*Given task*:
Only the lines from the line with "Emit a web page" through the line with "const GRID = '#8a8a8a';" should be copied, exactly as they appear, with both ends kept.

*Supplied data*:
◇ ◇ ◇ ◇ ◇

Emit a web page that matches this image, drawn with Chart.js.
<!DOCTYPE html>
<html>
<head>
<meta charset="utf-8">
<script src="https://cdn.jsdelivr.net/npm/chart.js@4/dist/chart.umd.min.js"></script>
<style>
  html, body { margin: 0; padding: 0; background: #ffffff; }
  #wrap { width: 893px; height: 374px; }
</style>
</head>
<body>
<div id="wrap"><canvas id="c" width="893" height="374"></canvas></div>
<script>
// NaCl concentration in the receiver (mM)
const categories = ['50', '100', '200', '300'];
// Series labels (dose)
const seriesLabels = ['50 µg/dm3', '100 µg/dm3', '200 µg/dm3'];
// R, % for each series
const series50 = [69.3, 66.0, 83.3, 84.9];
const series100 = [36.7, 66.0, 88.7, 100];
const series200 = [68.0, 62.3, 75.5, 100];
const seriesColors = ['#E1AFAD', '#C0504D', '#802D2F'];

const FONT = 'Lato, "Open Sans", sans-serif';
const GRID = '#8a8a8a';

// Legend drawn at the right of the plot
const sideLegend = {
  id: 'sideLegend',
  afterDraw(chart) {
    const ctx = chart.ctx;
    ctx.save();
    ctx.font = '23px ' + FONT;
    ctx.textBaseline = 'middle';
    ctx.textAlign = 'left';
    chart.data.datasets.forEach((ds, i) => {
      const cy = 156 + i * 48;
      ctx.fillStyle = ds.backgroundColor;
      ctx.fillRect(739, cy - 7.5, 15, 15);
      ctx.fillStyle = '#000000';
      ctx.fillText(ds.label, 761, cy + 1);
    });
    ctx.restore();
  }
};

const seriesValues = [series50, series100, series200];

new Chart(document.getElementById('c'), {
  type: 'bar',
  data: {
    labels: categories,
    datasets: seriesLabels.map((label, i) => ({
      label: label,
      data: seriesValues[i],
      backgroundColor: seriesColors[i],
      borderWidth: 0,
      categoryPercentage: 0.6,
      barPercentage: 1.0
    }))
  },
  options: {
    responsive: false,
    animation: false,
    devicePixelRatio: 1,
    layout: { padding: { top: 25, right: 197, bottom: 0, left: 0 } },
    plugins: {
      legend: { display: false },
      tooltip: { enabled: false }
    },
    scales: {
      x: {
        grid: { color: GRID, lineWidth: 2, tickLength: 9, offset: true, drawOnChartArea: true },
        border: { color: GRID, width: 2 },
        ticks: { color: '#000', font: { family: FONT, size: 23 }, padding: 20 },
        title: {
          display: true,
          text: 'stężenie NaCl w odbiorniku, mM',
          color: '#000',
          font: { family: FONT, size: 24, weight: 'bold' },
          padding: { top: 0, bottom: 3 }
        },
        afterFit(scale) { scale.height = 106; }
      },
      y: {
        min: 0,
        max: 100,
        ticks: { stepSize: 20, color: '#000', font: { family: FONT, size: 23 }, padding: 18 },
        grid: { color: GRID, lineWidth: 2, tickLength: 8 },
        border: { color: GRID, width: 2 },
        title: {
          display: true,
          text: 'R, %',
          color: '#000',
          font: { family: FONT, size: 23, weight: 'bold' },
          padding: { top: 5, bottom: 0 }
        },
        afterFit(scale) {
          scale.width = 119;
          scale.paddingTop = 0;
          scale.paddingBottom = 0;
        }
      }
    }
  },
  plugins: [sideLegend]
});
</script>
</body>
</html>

◇ ◇ ◇ ◇ ◇

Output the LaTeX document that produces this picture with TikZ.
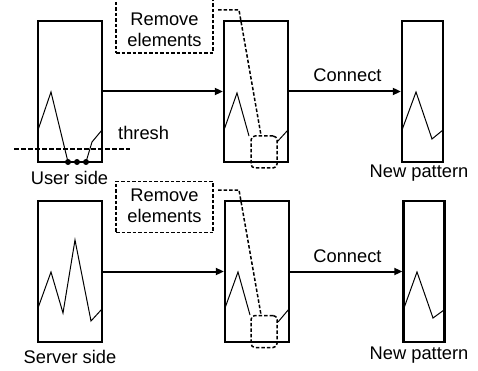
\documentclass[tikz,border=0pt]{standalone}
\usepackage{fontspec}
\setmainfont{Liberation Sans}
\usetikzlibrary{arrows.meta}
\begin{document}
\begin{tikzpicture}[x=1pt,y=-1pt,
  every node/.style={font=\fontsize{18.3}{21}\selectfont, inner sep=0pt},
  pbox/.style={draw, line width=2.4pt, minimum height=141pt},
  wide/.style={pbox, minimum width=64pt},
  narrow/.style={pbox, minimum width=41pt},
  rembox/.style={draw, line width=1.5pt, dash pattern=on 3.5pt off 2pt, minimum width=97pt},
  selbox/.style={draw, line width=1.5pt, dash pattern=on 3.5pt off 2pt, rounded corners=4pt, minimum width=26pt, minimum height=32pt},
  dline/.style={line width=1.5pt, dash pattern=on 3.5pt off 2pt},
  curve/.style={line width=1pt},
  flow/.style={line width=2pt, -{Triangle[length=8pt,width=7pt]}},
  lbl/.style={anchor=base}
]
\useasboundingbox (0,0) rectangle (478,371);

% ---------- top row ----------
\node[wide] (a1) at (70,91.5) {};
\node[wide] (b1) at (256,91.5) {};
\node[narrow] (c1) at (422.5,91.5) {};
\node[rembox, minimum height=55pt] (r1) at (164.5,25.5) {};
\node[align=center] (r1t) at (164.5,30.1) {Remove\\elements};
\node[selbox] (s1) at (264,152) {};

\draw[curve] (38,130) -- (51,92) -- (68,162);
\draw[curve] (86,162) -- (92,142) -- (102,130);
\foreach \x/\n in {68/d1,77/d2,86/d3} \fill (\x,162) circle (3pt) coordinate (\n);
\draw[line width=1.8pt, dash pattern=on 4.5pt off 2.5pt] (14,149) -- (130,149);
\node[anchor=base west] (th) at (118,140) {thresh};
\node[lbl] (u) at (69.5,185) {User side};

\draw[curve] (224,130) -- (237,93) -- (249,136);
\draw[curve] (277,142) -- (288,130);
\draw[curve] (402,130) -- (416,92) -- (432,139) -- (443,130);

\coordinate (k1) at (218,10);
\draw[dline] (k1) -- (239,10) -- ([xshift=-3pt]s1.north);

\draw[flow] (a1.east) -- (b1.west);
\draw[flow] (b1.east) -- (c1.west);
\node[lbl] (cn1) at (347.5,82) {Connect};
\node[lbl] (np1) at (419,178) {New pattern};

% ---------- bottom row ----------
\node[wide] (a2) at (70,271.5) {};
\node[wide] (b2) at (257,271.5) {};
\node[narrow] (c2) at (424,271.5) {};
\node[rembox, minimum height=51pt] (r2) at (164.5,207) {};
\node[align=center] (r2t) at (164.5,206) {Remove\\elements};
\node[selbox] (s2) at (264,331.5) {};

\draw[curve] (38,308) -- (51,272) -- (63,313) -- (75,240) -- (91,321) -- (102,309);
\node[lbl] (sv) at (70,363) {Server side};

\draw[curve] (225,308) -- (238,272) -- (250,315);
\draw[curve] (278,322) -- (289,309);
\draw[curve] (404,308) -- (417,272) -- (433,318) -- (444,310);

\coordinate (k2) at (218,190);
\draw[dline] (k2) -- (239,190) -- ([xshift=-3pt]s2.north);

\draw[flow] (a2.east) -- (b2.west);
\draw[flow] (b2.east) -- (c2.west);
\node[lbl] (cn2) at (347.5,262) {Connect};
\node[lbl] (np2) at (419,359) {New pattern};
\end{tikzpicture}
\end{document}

◇ ◇ ◇ ◇ ◇

*Task response*:
Emit a web page that matches this image, drawn with Chart.js.
<!DOCTYPE html>
<html>
<head>
<meta charset="utf-8">
<script src="https://cdn.jsdelivr.net/npm/chart.js@4/dist/chart.umd.min.js"></script>
<style>
  html, body { margin: 0; padding: 0; background: #ffffff; }
  #wrap { width: 893px; height: 374px; }
</style>
</head>
<body>
<div id="wrap"><canvas id="c" width="893" height="374"></canvas></div>
<script>
// NaCl concentration in the receiver (mM)
const categories = ['50', '100', '200', '300'];
// Series labels (dose)
const seriesLabels = ['50 µg/dm3', '100 µg/dm3', '200 µg/dm3'];
// R, % for each series
const series50 = [69.3, 66.0, 83.3, 84.9];
const series100 = [36.7, 66.0, 88.7, 100];
const series200 = [68.0, 62.3, 75.5, 100];
const seriesColors = ['#E1AFAD', '#C0504D', '#802D2F'];

const FONT = 'Lato, "Open Sans", sans-serif';
const GRID = '#8a8a8a';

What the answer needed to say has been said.